## Your task
Give the listing again character for character, but drop the images.

## Raw data

* BEGIN *

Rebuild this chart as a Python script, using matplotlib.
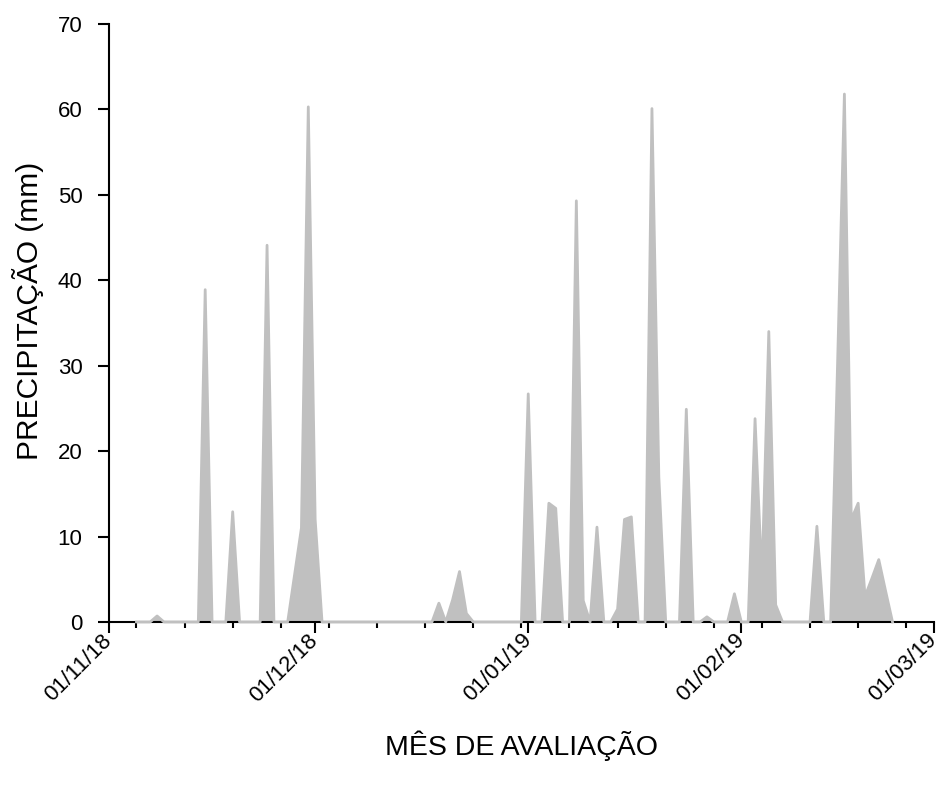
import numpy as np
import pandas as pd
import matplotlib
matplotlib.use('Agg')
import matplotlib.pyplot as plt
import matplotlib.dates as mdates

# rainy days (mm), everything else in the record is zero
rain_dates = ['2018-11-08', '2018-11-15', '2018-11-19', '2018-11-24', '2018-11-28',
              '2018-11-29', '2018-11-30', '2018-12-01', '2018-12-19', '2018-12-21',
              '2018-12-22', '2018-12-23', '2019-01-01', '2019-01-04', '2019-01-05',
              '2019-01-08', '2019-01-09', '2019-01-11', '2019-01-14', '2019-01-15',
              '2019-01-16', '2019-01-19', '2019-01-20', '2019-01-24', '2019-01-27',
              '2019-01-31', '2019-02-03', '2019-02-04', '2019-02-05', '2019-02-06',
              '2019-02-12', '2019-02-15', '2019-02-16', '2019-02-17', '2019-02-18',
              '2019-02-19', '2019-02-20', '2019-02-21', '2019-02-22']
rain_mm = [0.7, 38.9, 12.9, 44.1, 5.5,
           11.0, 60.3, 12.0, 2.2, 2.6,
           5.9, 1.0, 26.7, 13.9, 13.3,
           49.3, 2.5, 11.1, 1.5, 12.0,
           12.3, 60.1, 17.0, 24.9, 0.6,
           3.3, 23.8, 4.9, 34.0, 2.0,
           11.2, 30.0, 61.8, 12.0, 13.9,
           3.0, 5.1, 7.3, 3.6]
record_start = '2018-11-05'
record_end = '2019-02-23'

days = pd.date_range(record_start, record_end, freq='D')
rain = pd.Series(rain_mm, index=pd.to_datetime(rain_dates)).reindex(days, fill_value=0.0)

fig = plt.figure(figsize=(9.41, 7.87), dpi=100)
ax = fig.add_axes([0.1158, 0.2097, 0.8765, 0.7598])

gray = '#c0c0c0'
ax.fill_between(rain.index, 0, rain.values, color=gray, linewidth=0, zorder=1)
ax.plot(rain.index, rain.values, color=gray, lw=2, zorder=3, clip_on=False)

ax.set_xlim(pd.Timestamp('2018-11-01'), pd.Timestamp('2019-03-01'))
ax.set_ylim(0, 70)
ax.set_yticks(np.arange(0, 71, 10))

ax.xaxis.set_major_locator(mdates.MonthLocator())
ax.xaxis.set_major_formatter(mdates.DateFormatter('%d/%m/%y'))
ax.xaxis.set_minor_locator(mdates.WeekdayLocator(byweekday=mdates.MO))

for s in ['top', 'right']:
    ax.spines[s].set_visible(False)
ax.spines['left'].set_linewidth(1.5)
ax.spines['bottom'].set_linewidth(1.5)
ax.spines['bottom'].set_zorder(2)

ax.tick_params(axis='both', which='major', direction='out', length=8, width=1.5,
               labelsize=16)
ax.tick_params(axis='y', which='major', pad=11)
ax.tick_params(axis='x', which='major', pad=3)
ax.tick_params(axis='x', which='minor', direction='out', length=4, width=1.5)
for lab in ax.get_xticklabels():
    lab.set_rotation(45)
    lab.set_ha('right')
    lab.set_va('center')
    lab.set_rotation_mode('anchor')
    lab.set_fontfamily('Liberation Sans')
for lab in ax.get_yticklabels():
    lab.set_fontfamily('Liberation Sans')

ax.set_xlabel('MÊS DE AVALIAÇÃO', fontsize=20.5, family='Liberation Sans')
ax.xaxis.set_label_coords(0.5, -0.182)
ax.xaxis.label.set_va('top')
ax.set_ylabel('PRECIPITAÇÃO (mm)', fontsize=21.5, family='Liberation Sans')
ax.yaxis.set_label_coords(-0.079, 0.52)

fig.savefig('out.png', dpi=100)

* END *

## Finished answer
Rebuild this chart as a Python script, using matplotlib.
import numpy as np
import pandas as pd
import matplotlib
matplotlib.use('Agg')
import matplotlib.pyplot as plt
import matplotlib.dates as mdates

# rainy days (mm), everything else in the record is zero
rain_dates = ['2018-11-08', '2018-11-15', '2018-11-19', '2018-11-24', '2018-11-28',
              '2018-11-29', '2018-11-30', '2018-12-01', '2018-12-19', '2018-12-21',
              '2018-12-22', '2018-12-23', '2019-01-01', '2019-01-04', '2019-01-05',
              '2019-01-08', '2019-01-09', '2019-01-11', '2019-01-14', '2019-01-15',
              '2019-01-16', '2019-01-19', '2019-01-20', '2019-01-24', '2019-01-27',
              '2019-01-31', '2019-02-03', '2019-02-04', '2019-02-05', '2019-02-06',
              '2019-02-12', '2019-02-15', '2019-02-16', '2019-02-17', '2019-02-18',
              '2019-02-19', '2019-02-20', '2019-02-21', '2019-02-22']
rain_mm = [0.7, 38.9, 12.9, 44.1, 5.5,
           11.0, 60.3, 12.0, 2.2, 2.6,
           5.9, 1.0, 26.7, 13.9, 13.3,
           49.3, 2.5, 11.1, 1.5, 12.0,
           12.3, 60.1, 17.0, 24.9, 0.6,
           3.3, 23.8, 4.9, 34.0, 2.0,
           11.2, 30.0, 61.8, 12.0, 13.9,
           3.0, 5.1, 7.3, 3.6]
record_start = '2018-11-05'
record_end = '2019-02-23'

days = pd.date_range(record_start, record_end, freq='D')
rain = pd.Series(rain_mm, index=pd.to_datetime(rain_dates)).reindex(days, fill_value=0.0)

fig = plt.figure(figsize=(9.41, 7.87), dpi=100)
ax = fig.add_axes([0.1158, 0.2097, 0.8765, 0.7598])

gray = '#c0c0c0'
ax.fill_between(rain.index, 0, rain.values, color=gray, linewidth=0, zorder=1)
ax.plot(rain.index, rain.values, color=gray, lw=2, zorder=3, clip_on=False)

ax.set_xlim(pd.Timestamp('2018-11-01'), pd.Timestamp('2019-03-01'))
ax.set_ylim(0, 70)
ax.set_yticks(np.arange(0, 71, 10))

ax.xaxis.set_major_locator(mdates.MonthLocator())
ax.xaxis.set_major_formatter(mdates.DateFormatter('%d/%m/%y'))
ax.xaxis.set_minor_locator(mdates.WeekdayLocator(byweekday=mdates.MO))

for s in ['top', 'right']:
    ax.spines[s].set_visible(False)
ax.spines['left'].set_linewidth(1.5)
ax.spines['bottom'].set_linewidth(1.5)
ax.spines['bottom'].set_zorder(2)

ax.tick_params(axis='both', which='major', direction='out', length=8, width=1.5,
               labelsize=16)
ax.tick_params(axis='y', which='major', pad=11)
ax.tick_params(axis='x', which='major', pad=3)
ax.tick_params(axis='x', which='minor', direction='out', length=4, width=1.5)
for lab in ax.get_xticklabels():
    lab.set_rotation(45)
    lab.set_ha('right')
    lab.set_va('center')
    lab.set_rotation_mode('anchor')
    lab.set_fontfamily('Liberation Sans')
for lab in ax.get_yticklabels():
    lab.set_fontfamily('Liberation Sans')

ax.set_xlabel('MÊS DE AVALIAÇÃO', fontsize=20.5, family='Liberation Sans')
ax.xaxis.set_label_coords(0.5, -0.182)
ax.xaxis.label.set_va('top')
ax.set_ylabel('PRECIPITAÇÃO (mm)', fontsize=21.5, family='Liberation Sans')
ax.yaxis.set_label_coords(-0.079, 0.52)

fig.savefig('out.png', dpi=100)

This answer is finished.